Es claro que cada escritor, como
tiene en sí sus obsesiones, sus fantasmas, los transfiere a muchos de los
personajes que crea. No es que cada personaje sea el autor; que sus opiniones
sean las del que escribe; que si el personaje es un asesino, lo sea el
escritor; si es un santo, lo sea también el escritor. Hay partes, fragmentos
del autor que sin dudas, aparecen en los personajes que crea. De allí que el
dicho de Flaubert: “Madame Bovary soy yo” sea cierto. Pero también es cierto
que el cochero, el farmacéutico y los otros personajes de la célebre novela de
Flaubert, son él. Lo son como que son hechuras de su imaginación. Y lo son
porque, a la postre, tienen ciertos rasgos que son como un aire de familia con
el autor.
Es claro que como es sabido, cuando
un narrador crea un personaje, ese ser nuevo, de ficción, se independiza del
creador y comienza a andar con paso propio y con amplia libertad de quien fue
su hacedor.
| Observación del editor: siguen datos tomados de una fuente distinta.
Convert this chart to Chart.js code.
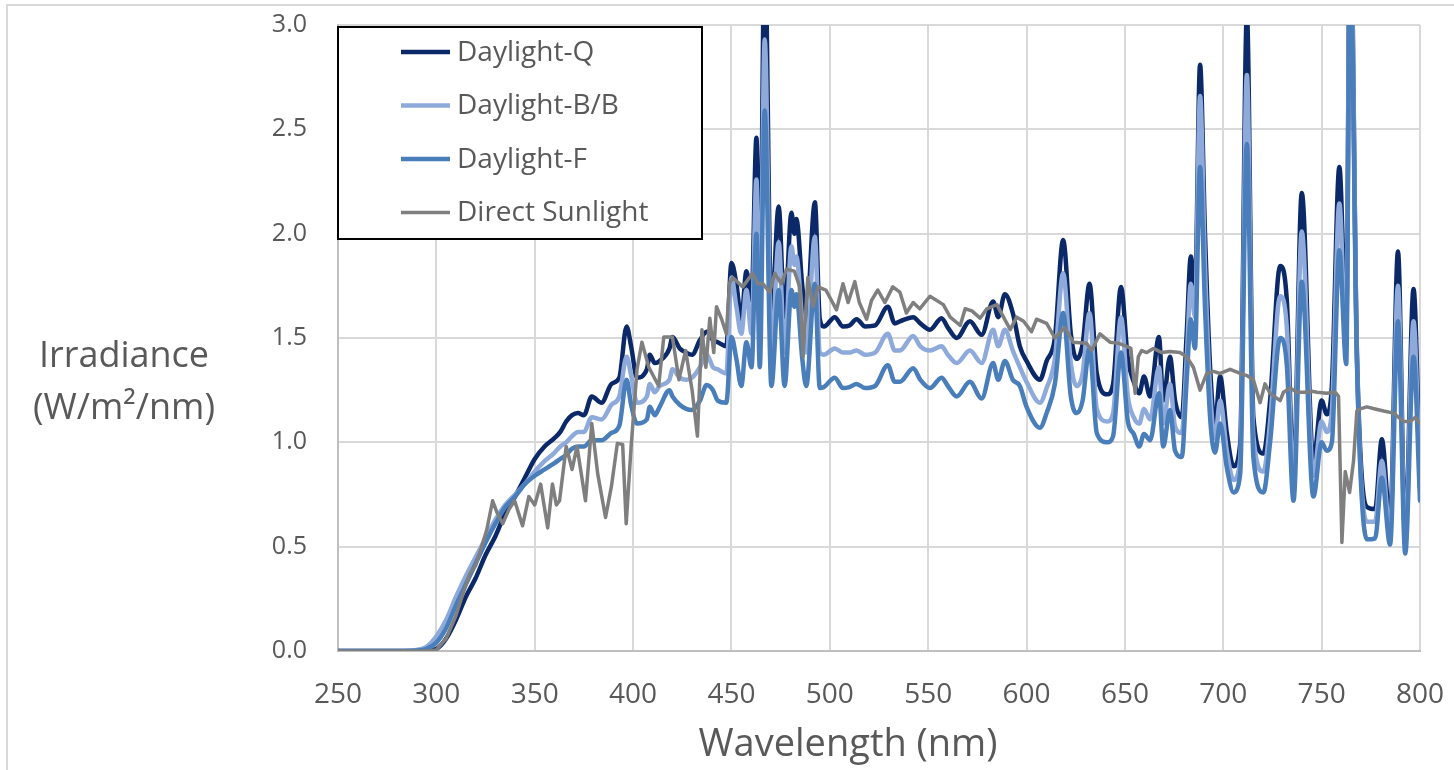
<!DOCTYPE html>
<html>
<head>
<meta charset="utf-8">
<script src="https://cdn.jsdelivr.net/npm/chart.js@4.4.1/dist/chart.umd.min.js"></script>
<style>
  html, body { margin: 0; padding: 0; background: #fff; }
  #wrap { position: relative; width: 1454px; height: 770px; }
</style>
</head>
<body>
<div id="wrap"><canvas id="spectrumChart"></canvas></div>
<script>
// wavelength samples shared by the three daylight lamps (nm)
const lampWavelengths = [
  250, 280, 290, 295, 300, 305, 310, 315, 320, 325, 330, 335, 340, 345, 350, 355, 360, 363, 366, 369,
  372, 375, 379, 384, 389, 393, 396.7, 399, 402, 407, 408.5, 411, 413.5, 418.5, 420, 423.7, 427, 430, 434, 437.4,
  440.6, 443, 447.4, 450, 452.5, 455, 457.6, 460.2, 462.7, 464.4, 466.9, 470.3, 474, 477, 480.5, 482, 483, 486, 488, 492.4,
  494.9, 497, 502.5, 506.7, 510, 513.6, 518, 523, 529.5, 533, 535.6, 542.4, 546, 550.9, 556.8, 560, 564.5, 571.2, 577.2, 583,
  585.6, 589, 593, 596.6, 600, 606.8, 610.2, 614.4, 618.6, 622.5, 625.5, 628.5, 632, 635.7, 641, 644, 648, 651.5, 654.5, 657.3,
  659.7, 662.8, 667.3, 669.5, 672.9, 675.5, 678.9, 681.4, 683.5, 685.6, 688.2, 690.7, 693.3, 695.8, 698.4, 701.8, 705.2, 708.6, 712, 715.3,
  720.4, 723.8, 728.9, 732.3, 735.7, 739.9, 745.8, 750, 752.6, 755.2, 759, 762.5, 764.5, 767.9, 773, 777.2, 780.6, 784.8, 788.8, 792.5,
  796.7, 800
];
const daylightQ = [
  0, 0, 0, 0.002, 0.01, 0.06, 0.15, 0.26, 0.35, 0.46, 0.55, 0.66, 0.74, 0.83, 0.92, 0.98, 1.02, 1.05, 1.10, 1.13,
  1.14, 1.13, 1.22, 1.19, 1.28, 1.31, 1.555, 1.46, 1.31, 1.35, 1.42, 1.38, 1.39, 1.45, 1.505, 1.45, 1.43, 1.42, 1.49, 1.53,
  1.49, 1.48, 1.46, 1.86, 1.76, 1.59, 1.82, 1.68, 2.46, 1.68, 3.4, 1.60, 2.13, 1.60, 2.10, 2.0, 2.07, 1.75, 1.59, 2.15,
  1.59, 1.555, 1.60, 1.555, 1.56, 1.59, 1.555, 1.56, 1.65, 1.57, 1.58, 1.60, 1.57, 1.54, 1.595, 1.55, 1.50, 1.58, 1.515, 1.675,
  1.60, 1.71, 1.62, 1.46, 1.39, 1.30, 1.39, 1.50, 1.97, 1.52, 1.40, 1.47, 1.76, 1.33, 1.23, 1.28, 1.745, 1.40, 1.29, 1.235,
  1.315, 1.22, 1.505, 1.20, 1.41, 1.20, 1.12, 1.52, 1.89, 1.71, 2.81, 2.0, 1.36, 1.09, 1.315, 1.045, 0.885, 0.995, 3.05, 1.12,
  0.946, 1.20, 1.845, 1.68, 0.84, 2.195, 0.91, 1.20, 1.135, 1.27, 2.32, 1.55, 3.6, 1.45, 0.69, 0.68, 1.015, 0.62, 1.915, 0.55,
  1.735, 0.84
];
const daylightBB = [
  0, 0, 0.005, 0.02, 0.07, 0.15, 0.26, 0.36, 0.45, 0.54, 0.63, 0.70, 0.75, 0.80, 0.86, 0.91, 0.95, 0.98, 1.00, 1.03,
  1.05, 1.05, 1.12, 1.11, 1.18, 1.22, 1.41, 1.32, 1.19, 1.22, 1.28, 1.24, 1.27, 1.30, 1.35, 1.31, 1.30, 1.31, 1.36, 1.42,
  1.36, 1.35, 1.33, 1.79, 1.65, 1.52, 1.73, 1.52, 2.26, 1.52, 2.93, 1.43, 1.96, 1.43, 1.94, 1.85, 1.89, 1.58, 1.43, 1.985,
  1.43, 1.42, 1.45, 1.43, 1.43, 1.44, 1.42, 1.43, 1.52, 1.44, 1.44, 1.51, 1.46, 1.44, 1.46, 1.42, 1.38, 1.44, 1.38, 1.54,
  1.46, 1.54, 1.44, 1.36, 1.29, 1.19, 1.26, 1.40, 1.81, 1.38, 1.27, 1.33, 1.62, 1.16, 1.10, 1.14, 1.60, 1.22, 1.12, 1.09,
  1.16, 1.11, 1.36, 1.09, 1.28, 1.075, 1.045, 1.40, 1.76, 1.60, 2.66, 1.85, 1.25, 1.02, 1.20, 0.96, 0.82, 0.92, 2.76, 1.03,
  0.86, 1.10, 1.70, 1.55, 0.80, 2.01, 0.84, 1.10, 1.05, 1.15, 2.145, 1.45, 3.6, 1.42, 0.62, 0.62, 0.91, 0.57, 1.75, 0.52,
  1.58, 0.78
];
const daylightF = [
  0, 0, 0.002, 0.01, 0.04, 0.11, 0.22, 0.32, 0.42, 0.52, 0.61, 0.69, 0.74, 0.80, 0.84, 0.87, 0.90, 0.92, 0.94, 0.97,
  0.98, 0.98, 1.01, 1.01, 1.045, 1.08, 1.30, 1.18, 1.09, 1.11, 1.17, 1.13, 1.17, 1.25, 1.22, 1.18, 1.16, 1.155, 1.20, 1.275,
  1.25, 1.20, 1.19, 1.505, 1.40, 1.27, 1.48, 1.36, 2.0, 1.36, 2.59, 1.27, 1.73, 1.27, 1.73, 1.65, 1.71, 1.40, 1.27, 1.76,
  1.26, 1.265, 1.31, 1.26, 1.265, 1.28, 1.26, 1.27, 1.37, 1.29, 1.29, 1.355, 1.30, 1.26, 1.31, 1.27, 1.22, 1.29, 1.21, 1.38,
  1.30, 1.39, 1.30, 1.27, 1.17, 1.07, 1.14, 1.28, 1.62, 1.22, 1.14, 1.20, 1.45, 1.045, 1.0, 1.03, 1.43, 1.10, 1.04, 0.98,
  1.04, 1.01, 1.235, 0.98, 1.155, 0.96, 0.93, 1.30, 1.59, 1.45, 2.32, 1.65, 1.12, 0.95, 1.09, 0.88, 0.76, 0.85, 2.43, 0.93,
  0.76, 1.0, 1.50, 1.37, 0.72, 1.77, 0.74, 1.0, 0.96, 1.0, 1.92, 1.375, 3.4, 1.40, 0.535, 0.54, 0.83, 0.51, 1.58, 0.467,
  1.41, 0.72
];

// direct sunlight spectrum
const sunWavelengths = [
  250, 295, 300, 305, 310, 313, 317, 320, 322, 325.6, 328.6, 331, 333.7, 337, 339.8, 343.8, 347, 350, 353, 356.6,
  359, 361, 362.6, 366, 369, 371.5, 375.8, 379, 382, 386, 389, 392, 394.7, 396.5, 399, 402, 404.5, 408, 413, 415.6,
  420, 423.3, 426.7, 430, 432.7, 435, 437, 439, 441, 442.4, 445, 447.4, 449, 450.6, 455.7, 460.8, 463.4, 465.9, 469.5, 472,
  475.4, 478, 482, 484.7, 486.4, 488.8, 491.5, 494, 498, 503.4, 506.7, 509.3, 512.7, 515, 518.7, 521.2, 524.4, 528, 532, 535.6,
  538.9, 542.4, 545.7, 550.9, 557.7, 561.2, 566.3, 568.8, 572.2, 576.4, 579.8, 584.9, 588.3, 591.7, 595, 598.5, 602.5, 605.1, 610.2, 614.4,
  619.5, 623.7, 630.5, 633.1, 637.3, 642.4, 646.6, 650.9, 653, 655.2, 656.8, 658.5, 661.1, 664.5, 668.7, 672.9, 678, 681.4, 684.8, 688.2,
  691.6, 695, 698.4, 703.5, 708.6, 712, 715.3, 718.7, 721.2, 723.8, 728.9, 730.6, 734, 737.4, 742.5, 745, 747.6, 752.6, 756.9, 758.6,
  760.3, 762, 764.2, 766.2, 767.9, 769.6, 773, 777.2, 781.5, 786.6, 791.6, 795, 797.6, 800
];
const directSunlight = [
  0, 0, 0.005, 0.06, 0.17, 0.26, 0.37, 0.41, 0.47, 0.58, 0.72, 0.66, 0.61, 0.68, 0.72, 0.60, 0.74, 0.70, 0.80, 0.59,
  0.80, 0.70, 0.72, 0.98, 0.87, 0.98, 0.72, 1.09, 0.85, 0.64, 0.79, 0.995, 0.99, 0.61, 0.98, 1.35, 1.48, 1.36, 1.27, 1.505,
  1.505, 1.30, 1.44, 1.25, 1.03, 1.54, 1.36, 1.595, 1.43, 1.65, 1.59, 1.52, 1.76, 1.79, 1.745, 1.81, 1.76, 1.76, 1.72, 1.81,
  1.76, 1.83, 1.82, 1.745, 1.41, 1.79, 1.65, 1.745, 1.73, 1.635, 1.76, 1.67, 1.77, 1.67, 1.59, 1.68, 1.73, 1.67, 1.745, 1.72,
  1.62, 1.67, 1.64, 1.70, 1.66, 1.60, 1.56, 1.64, 1.63, 1.595, 1.64, 1.66, 1.60, 1.54, 1.60, 1.58, 1.53, 1.59, 1.57, 1.50,
  1.55, 1.48, 1.475, 1.44, 1.52, 1.48, 1.475, 1.46, 1.45, 1.235, 1.41, 1.44, 1.43, 1.45, 1.43, 1.435, 1.43, 1.41, 1.36, 1.25,
  1.33, 1.34, 1.33, 1.35, 1.33, 1.32, 1.30, 1.19, 1.28, 1.235, 1.20, 1.24, 1.26, 1.24, 1.24, 1.245, 1.24, 1.235, 1.24, 1.22,
  0.52, 0.86, 0.76, 0.91, 1.15, 1.16, 1.17, 1.16, 1.15, 1.14, 1.10, 1.10, 1.12, 1.09
];

const seriesNames = ["Daylight-Q", "Daylight-B/B", "Daylight-F", "Direct Sunlight"];
const xTicks = { min: 250, max: 800, step: 50 };
const yTicks = { min: 0, max: 3, step: 0.5 };

const TEXT = "#595959";
const GRID = "#d9d9d9";
const FONT = "'Open Sans', 'Noto Sans', sans-serif";

function toPoints(xs, ys) { return xs.map((x, i) => ({ x, y: ys[i] })); }

// frame, axis titles and the boxed legend inside the plot
const decorations = {
  id: "decorations",
  beforeDraw(chart) {
    const { ctx, width, height } = chart;
    ctx.save();
    ctx.strokeStyle = GRID;
    ctx.lineWidth = 2;
    ctx.beginPath();
    ctx.moveTo(7, height);
    ctx.lineTo(7, 5);
    ctx.lineTo(width, 5);
    ctx.stroke();
    ctx.restore();
  },
  afterDatasetsDraw(chart) {
    const { ctx, chartArea } = chart;
    ctx.save();
    const bx = chartArea.left, by = chartArea.top + 2, bw = 364, bh = 212;
    ctx.fillStyle = "#fff";
    ctx.fillRect(bx, by, bw, bh);
    ctx.strokeStyle = "#000";
    ctx.lineWidth = 2;
    ctx.strokeRect(bx, by, bw, bh);
    ctx.font = "28px " + FONT;
    ctx.textBaseline = "middle";
    ctx.textAlign = "left";
    chart.data.datasets.forEach((ds, i) => {
      const cy = by + 25 + i * 53.5;
      ctx.strokeStyle = ds.borderColor;
      ctx.lineWidth = ds.borderWidth;
      ctx.beginPath();
      ctx.moveTo(bx + 63, cy);
      ctx.lineTo(bx + 112, cy);
      ctx.stroke();
      ctx.fillStyle = TEXT;
      ctx.fillText(ds.label, bx + 119, cy + 1);
    });
    ctx.restore();
  },
  afterDraw(chart) {
    const { ctx } = chart;
    ctx.save();
    ctx.fillStyle = TEXT;
    ctx.textAlign = "center";
    ctx.textBaseline = "middle";
    ctx.font = "36px " + FONT;
    ctx.fillText("Irradiance", 124, 357);
    ctx.fillText("(W/m\u00B2/nm)", 124, 409);
    ctx.font = "38px " + FONT;
    ctx.fillText("Wavelength (nm)", 848, 745);
    ctx.restore();
  }
};

const colors = ["#0b2869", "#8eaadb", "#4a7ebb", "#7f7f7f"];
const widths = [4.5, 4.5, 4.5, 3.5];
const values = [daylightQ, daylightBB, daylightF, directSunlight];

new Chart(document.getElementById("spectrumChart"), {
  type: "line",
  data: {
    datasets: seriesNames.map((name, i) => ({
      label: name,
      data: i < 3 ? toPoints(lampWavelengths, values[i]) : toPoints(sunWavelengths, values[i]),
      borderColor: colors[i],
      borderWidth: widths[i],
      borderJoinStyle: "round",
      borderCapStyle: "round",
      pointRadius: 0,
      fill: false,
      cubicInterpolationMode: i < 3 ? "monotone" : "default",
      tension: i < 3 ? 0.4 : 0,
      order: 3 - i,
      clip: 0
    }))
  },
  options: {
    responsive: true,
    maintainAspectRatio: false,
    animation: false,
    events: [],
    layout: { padding: { left: 0, top: 25, right: 34, bottom: 0 } },
    plugins: { legend: { display: false }, tooltip: { enabled: false } },
    scales: {
      x: {
        type: "linear",
        min: xTicks.min, max: xTicks.max,
        afterFit(scale) { scale.height = 119; scale.paddingLeft = 0; scale.paddingRight = 0; },
        ticks: { stepSize: xTicks.step, color: TEXT, padding: 27, font: { family: FONT, size: 28 } },
        grid: { color: GRID, lineWidth: 2, drawTicks: false },
        border: { color: "#bfbfbf", width: 2 }
      },
      y: {
        min: yTicks.min, max: yTicks.max,
        afterFit(scale) { scale.width = 338; scale.paddingTop = 0; scale.paddingBottom = 0; },
        ticks: { stepSize: yTicks.step, color: TEXT, padding: 31, font: { family: FONT, size: 25 },
          callback: (v) => v.toFixed(1) },
        grid: { color: GRID, lineWidth: 2, drawTicks: false },
        border: { color: "#bfbfbf", width: 2 }
      }
    }
  },
  plugins: [decorations]
});
</script>
</body>
</html>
Es decir, abandona al creador y hace su propia vida. Heinrich Böll,
el novelista alemán que fue Premio Nobel de Literatura, escribió en un artículo
publicado en 1963 lo siguiente: “Yo soy católico y lo soy, también en mi
calidad de escritor y periodista, pero no
soy un novelista católico (…). Me considero tan libre como libres dejo yo a
los personajes de mis novelas. Quien se tome todo esto a la ligera y me
confunda con alguna de las figuras de mis novelas, hace muy mal. Hasta ahora he
escrito cinco novelas con un considerable número de personajes, les he ofrecido
mucho y los he dejado libres; y existe un acuerdo definitivo entre nosotros:
jamás daré información sobre ellos”.
Es la independencia que adquieren los personajes una vez que el
escritor los crea. Se liberan y marchan y hacen su propio camino muchas veces
contrario a lo que pensaba el creador que iban a hacer.
Como escribiera el siempre
recordado Oscar Wilde: “Cuando las personas nos hablan sobre otros suelen
aburrirnos. Cuando nos hablan de ellas mismas casi siempre son interesantes”.
Daré algunos lineamientos de mi quehacer, de mi propia experiencia como
escritor. He citado y quizá cite a algunos colegas, ilustres escritores, como
apoyatura y corroboración de lo que personalmente siento y pienso como
escritor. Y nunca olvido el valor del aprendizaje humano “sin el cual el
aprendizaje literario es Irrisorio” (E. Mallea). De allí que siento la
necesidad de escuchar a la gente, vivir junto a ella, transitar las redacciones de los diarios y
periódicos como lo he hecho desde mi primera juventud y lo he continuado hasta
hoy, conocer lugares y admirar sus casas; incluso, visitar los cementerios y
leer viejas lápidas, adquirir allí una experiencia que nos hace remontar a
nuestros antepasados y nos hace ver, en gran medida, nuestro futuro.
Todo ese aprendizaje, esas
vivencias, hacen que nos marquen de una u otra forma. La mayoría de las veces,
en mi caso, se fijan en lugares oscuros del subconsciente o del inconsciente y,
cuando uno escribe, libera esos fantasmas que moran en nosotros.